Project Overview

Our group project focused on analyzing Airbnb listings in New York City using statistical and machine learning techniques. The main goal was to explore the factors affecting listing prices and guest engagement, and to segment the market using both exploratory data analysis (EDA) and models such as linear regression and K-Means clustering.

Overall Price Distribution

The final report, titled "Machine Learning Analysis of Airbnb Listings in New York City", was a collective effort. During the early phase of the project, we all contributed to the EDA, testing different visualizations and statistical summaries. For the final report, we selected elements from all members' work in the EDA stage, especially visualizations that clearly communicated the distribution of prices and review patterns across neighborhoods.

Price Distribution by Borough

My Main Contribution: K-Means Clustering

I was responsible for implementing the clustering approach that segmented NYC neighborhoods by average listing price and average number of reviews per listing.

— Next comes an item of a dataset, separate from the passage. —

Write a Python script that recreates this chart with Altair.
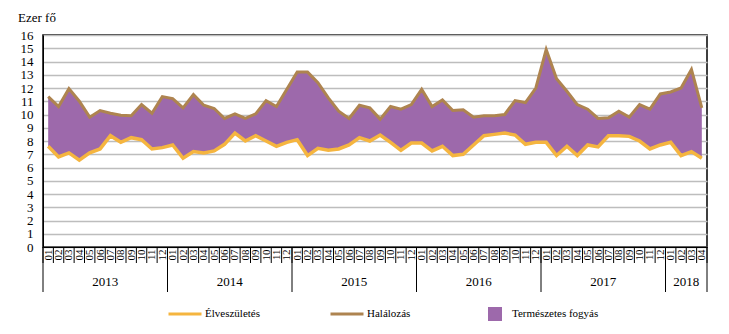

My contributions included:

  • Aggregating the dataset by neighborhood to calculate relevant metrics
  • Normalizing the variables to ensure proper clustering performance
  • Testing different values of k using:
    • The Elbow Method
    • Silhouette Analysis
  • Visualizing the resulting clusters and profiling each group
K-Means Clustering Results

Identified Clusters

Luxury markets (high price, low reviews)
Mid-range markets (moderate price and reviews)
Budget/high-occupancy markets (low price, high reviews)

Reflection and Learning

This task strengthened my understanding of unsupervised learning and practical clustering applications in a real-world context. I developed skills in:

  • Data aggregation and normalization for machine learning
  • Interpreting cluster patterns and validating them
  • Integrating visuals and code into a team project workflow

Additionally, the project gave me hands-on experience working collaboratively on a technical analysis, aligning individual contributions within a cohesive team deliverable.